“The spiritual life is first of all a life. It is not merely something to be known and studied, it is to be lived.”
“The solution of the problem of life is life itself. Life is not attained by reason and analysis but first of all by living.”
“What every man looks for in life is his own salvation and the salvation of the men he lives with. By salvation I mean first of all the full discovery of who he himself really is.”
“There is no greater disaster in the spiritual life than to be immersed in unreality, for life is maintained and nourished in us by our vital relation with realities outside and above us.”

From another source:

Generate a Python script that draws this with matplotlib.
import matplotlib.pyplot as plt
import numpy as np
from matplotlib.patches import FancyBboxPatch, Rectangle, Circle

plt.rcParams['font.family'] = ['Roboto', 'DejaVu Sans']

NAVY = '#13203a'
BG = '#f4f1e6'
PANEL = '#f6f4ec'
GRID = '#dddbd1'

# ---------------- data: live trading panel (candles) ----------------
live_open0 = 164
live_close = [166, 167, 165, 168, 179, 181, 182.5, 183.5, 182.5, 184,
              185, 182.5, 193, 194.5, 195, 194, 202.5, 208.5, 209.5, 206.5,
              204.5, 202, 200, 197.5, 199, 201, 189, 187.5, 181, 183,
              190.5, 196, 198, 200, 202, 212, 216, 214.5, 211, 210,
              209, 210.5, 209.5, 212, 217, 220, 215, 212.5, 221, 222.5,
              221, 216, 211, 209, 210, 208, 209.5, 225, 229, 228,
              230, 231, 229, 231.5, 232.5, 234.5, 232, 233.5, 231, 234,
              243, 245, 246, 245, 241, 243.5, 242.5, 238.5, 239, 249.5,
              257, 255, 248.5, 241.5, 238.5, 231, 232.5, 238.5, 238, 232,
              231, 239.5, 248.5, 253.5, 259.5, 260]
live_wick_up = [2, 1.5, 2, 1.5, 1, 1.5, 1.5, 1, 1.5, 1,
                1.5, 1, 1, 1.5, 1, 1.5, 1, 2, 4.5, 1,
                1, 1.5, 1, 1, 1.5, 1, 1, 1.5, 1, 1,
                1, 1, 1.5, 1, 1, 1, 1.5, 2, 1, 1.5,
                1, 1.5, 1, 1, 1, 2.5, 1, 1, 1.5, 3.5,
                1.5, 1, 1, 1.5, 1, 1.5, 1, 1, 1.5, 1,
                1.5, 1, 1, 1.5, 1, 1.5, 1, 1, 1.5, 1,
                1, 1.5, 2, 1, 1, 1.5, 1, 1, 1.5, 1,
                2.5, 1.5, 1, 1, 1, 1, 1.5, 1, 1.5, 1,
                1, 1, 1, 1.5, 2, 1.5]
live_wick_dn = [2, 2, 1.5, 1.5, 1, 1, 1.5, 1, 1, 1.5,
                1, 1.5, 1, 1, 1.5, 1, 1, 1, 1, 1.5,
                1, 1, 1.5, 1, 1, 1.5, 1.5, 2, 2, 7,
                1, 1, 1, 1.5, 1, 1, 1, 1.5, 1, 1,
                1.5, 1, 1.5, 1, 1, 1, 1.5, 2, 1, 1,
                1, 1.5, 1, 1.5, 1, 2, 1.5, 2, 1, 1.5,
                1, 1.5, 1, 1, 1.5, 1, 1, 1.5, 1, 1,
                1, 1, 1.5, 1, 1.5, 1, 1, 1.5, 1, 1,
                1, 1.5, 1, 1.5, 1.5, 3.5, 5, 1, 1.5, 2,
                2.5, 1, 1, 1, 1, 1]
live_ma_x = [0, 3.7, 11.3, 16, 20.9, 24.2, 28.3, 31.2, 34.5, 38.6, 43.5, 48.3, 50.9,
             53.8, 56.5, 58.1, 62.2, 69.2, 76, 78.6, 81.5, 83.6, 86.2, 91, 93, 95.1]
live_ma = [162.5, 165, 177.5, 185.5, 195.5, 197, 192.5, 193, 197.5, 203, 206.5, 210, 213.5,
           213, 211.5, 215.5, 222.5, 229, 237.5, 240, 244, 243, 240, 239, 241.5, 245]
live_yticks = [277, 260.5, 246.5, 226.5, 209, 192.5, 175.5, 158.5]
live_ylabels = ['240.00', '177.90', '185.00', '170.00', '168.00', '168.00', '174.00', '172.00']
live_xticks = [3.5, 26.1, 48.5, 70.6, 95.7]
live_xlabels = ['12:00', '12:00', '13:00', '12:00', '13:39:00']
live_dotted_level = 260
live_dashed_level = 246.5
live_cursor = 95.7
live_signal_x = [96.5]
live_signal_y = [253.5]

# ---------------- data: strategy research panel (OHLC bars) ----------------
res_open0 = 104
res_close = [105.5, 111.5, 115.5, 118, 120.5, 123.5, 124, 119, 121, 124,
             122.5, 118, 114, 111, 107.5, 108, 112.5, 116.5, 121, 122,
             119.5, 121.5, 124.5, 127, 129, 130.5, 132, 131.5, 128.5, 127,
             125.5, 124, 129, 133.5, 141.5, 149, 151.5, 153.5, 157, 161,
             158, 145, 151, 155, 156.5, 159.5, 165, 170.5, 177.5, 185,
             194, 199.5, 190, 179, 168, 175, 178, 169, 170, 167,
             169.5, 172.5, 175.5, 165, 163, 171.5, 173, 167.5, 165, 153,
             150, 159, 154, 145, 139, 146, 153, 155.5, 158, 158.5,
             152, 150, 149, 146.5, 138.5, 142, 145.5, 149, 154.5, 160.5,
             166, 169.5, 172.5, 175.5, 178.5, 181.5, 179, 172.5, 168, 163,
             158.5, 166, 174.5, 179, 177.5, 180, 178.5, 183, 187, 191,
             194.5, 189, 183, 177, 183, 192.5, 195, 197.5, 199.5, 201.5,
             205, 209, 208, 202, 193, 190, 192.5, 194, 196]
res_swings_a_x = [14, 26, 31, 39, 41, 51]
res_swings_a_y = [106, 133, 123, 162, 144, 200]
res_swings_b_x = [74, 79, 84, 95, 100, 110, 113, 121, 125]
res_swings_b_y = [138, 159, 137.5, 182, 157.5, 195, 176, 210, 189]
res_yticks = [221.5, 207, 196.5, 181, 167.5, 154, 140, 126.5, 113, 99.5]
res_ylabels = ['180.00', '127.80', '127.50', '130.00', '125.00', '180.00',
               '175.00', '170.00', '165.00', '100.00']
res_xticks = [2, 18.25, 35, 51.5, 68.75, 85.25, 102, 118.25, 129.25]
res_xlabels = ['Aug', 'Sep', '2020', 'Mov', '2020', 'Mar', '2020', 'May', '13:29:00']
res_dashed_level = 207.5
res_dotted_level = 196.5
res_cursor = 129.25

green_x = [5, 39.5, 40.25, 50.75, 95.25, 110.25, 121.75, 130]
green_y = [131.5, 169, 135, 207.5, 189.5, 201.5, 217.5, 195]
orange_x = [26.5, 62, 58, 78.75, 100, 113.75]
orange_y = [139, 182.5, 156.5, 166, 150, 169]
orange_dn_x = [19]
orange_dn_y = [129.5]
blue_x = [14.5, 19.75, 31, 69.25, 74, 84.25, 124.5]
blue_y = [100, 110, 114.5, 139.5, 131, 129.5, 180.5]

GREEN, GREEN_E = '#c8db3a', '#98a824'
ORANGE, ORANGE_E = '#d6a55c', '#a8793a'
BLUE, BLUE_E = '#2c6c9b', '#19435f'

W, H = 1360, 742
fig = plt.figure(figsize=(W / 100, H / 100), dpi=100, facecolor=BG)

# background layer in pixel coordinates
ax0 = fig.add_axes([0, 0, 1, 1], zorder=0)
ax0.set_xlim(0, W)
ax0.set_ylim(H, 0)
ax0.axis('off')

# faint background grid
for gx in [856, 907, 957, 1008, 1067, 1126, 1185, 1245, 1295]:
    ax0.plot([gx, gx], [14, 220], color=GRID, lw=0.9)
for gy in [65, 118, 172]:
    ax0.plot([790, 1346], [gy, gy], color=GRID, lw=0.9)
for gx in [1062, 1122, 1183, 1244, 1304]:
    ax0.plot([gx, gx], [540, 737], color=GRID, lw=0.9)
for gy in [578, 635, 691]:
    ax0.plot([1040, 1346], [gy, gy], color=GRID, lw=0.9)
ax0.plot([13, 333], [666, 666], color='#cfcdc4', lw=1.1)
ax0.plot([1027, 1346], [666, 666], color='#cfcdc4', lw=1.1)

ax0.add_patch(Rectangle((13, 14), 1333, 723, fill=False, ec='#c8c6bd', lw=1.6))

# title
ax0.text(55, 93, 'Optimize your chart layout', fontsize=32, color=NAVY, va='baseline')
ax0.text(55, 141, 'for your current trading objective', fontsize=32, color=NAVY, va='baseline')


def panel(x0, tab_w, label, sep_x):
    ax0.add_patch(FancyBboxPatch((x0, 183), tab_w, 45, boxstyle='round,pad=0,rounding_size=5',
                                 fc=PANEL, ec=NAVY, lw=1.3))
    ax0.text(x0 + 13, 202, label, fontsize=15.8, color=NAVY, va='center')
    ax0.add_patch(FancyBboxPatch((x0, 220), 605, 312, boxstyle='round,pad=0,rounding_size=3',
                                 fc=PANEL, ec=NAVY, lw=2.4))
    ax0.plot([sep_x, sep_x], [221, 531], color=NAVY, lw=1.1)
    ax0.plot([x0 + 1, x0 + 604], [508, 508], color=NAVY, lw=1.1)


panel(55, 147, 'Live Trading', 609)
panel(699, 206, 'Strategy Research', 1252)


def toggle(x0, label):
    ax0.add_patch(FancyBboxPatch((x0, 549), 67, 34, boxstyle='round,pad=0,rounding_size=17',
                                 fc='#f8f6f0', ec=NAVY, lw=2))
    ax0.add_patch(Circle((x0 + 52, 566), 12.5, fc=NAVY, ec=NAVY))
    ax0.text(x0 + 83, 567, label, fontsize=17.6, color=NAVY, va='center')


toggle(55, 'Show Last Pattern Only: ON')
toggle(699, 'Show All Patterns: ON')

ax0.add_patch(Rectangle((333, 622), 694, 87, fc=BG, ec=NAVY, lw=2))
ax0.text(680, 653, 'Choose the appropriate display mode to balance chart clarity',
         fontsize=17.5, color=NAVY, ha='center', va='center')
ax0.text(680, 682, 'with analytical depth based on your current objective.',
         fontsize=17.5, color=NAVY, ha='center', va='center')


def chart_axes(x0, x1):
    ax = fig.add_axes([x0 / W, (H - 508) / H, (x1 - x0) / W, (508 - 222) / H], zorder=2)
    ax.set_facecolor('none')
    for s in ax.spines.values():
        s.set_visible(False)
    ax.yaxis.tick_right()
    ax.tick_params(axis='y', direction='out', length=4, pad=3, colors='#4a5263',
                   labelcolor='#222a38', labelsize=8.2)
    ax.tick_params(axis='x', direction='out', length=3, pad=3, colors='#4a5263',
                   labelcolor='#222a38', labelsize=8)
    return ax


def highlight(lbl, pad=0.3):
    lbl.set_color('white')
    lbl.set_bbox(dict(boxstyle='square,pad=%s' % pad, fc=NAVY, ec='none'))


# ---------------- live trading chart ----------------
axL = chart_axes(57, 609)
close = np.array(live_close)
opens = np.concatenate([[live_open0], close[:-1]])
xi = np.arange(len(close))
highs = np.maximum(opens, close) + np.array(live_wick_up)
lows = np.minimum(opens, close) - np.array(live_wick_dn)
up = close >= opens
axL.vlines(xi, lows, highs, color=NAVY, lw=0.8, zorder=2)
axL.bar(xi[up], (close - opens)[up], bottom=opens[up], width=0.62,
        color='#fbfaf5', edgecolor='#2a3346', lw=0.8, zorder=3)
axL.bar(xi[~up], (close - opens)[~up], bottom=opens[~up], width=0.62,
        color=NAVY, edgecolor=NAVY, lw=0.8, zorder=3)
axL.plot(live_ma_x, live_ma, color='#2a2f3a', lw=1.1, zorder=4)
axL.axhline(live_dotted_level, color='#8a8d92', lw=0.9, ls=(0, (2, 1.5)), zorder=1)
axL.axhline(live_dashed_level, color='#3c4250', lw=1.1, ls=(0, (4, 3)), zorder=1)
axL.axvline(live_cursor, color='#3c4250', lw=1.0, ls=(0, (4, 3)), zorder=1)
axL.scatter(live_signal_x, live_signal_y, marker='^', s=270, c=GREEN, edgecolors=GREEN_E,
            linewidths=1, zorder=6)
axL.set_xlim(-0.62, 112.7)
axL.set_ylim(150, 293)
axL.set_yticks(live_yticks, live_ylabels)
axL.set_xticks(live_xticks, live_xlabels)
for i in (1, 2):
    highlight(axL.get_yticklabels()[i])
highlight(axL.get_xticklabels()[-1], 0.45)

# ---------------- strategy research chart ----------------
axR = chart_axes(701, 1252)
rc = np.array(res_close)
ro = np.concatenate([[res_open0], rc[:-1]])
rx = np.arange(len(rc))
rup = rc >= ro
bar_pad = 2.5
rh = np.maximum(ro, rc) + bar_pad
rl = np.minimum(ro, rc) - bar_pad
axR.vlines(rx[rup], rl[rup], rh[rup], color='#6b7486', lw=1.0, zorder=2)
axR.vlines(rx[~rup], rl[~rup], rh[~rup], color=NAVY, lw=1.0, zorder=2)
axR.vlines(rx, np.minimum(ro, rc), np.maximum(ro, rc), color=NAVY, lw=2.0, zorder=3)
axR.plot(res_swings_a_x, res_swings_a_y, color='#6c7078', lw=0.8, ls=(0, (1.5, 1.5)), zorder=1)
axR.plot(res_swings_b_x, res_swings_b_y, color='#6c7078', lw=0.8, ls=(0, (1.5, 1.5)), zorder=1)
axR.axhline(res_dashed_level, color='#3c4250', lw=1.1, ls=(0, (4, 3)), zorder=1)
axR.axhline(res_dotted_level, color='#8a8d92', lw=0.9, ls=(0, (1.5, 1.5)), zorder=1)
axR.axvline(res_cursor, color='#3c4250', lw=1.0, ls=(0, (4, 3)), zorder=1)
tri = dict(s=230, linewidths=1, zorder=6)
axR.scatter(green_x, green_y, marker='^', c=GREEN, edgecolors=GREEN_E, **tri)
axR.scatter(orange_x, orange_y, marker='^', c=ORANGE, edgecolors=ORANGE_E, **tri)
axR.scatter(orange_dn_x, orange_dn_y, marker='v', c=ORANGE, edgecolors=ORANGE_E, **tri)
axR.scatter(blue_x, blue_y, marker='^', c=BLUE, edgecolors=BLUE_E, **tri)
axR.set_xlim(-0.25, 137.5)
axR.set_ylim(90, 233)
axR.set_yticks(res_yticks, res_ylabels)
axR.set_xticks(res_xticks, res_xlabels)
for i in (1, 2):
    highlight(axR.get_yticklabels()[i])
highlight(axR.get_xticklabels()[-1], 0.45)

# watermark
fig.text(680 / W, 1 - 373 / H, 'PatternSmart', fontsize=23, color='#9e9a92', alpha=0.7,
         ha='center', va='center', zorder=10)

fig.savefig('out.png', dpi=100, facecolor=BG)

“There is something in the depths of our being that hungers for wholeness and finality. Because we are made for eternal life, we are made for an act that gathers up all the powers and capacities of our being and offers them simultaneously and forever to God. The blind spiritual instinct that tells us obscurely that our owns lives have a particular importance and purpose, and which urges us to find out our vocation, seeks in so doing to bring us to a decision that will dedicate our lives irrevocably to their true purpose. The man who loses this sense of his own personal destiny, and who renounces all hope of having any kind of vocation in life has either lost all hope of happiness or else has entered upon some mysterious vocation that God alone can understand.”
“In actual fact, conventions are the death of real tradition as they are of all real life. They are parasites which attach themselves to the living organism of tradition and devour all its reality, turning it into a hollow formality.Tradition is living and active, but convention is passive and dead. Tradition does not form us automatically: we have to work to understand it. Convention is accepted passively, as a matter of routine. Therefore, convention easily becomes an evasion of reality. It offers us only pretended ways of solving the problems of living - a system of gestures and formalities. Tradition really teaches us to live and shows us how to take full responsibility for our own lives. Thus tradition is often flatly opposed to what is ordinary, to what is mere routine. But convention, which is a mere repetition of familiar routines, follows the line of least resistance. One goes through an act, without trying to understand the meaning of it all, merely because everyone else does the same. Tradition, which is always old, is at the same time ever new because it is always reviving - born again in each new generation, to be lived and applied in a new and particular way. Convention is simply the ossification of social customs. The activities of conventional people are merely excuses for NOT acting in a more integrally human way. Tradition nourishes the life of the spirit; convention merely disguises its interior decay.”
“The only trouble is that in the spiritual life there are no tricks and no shortcuts. Those who imagine that they can discover spiritual gimmicks and put them to work for themselves usually ignore God's will and his grace.”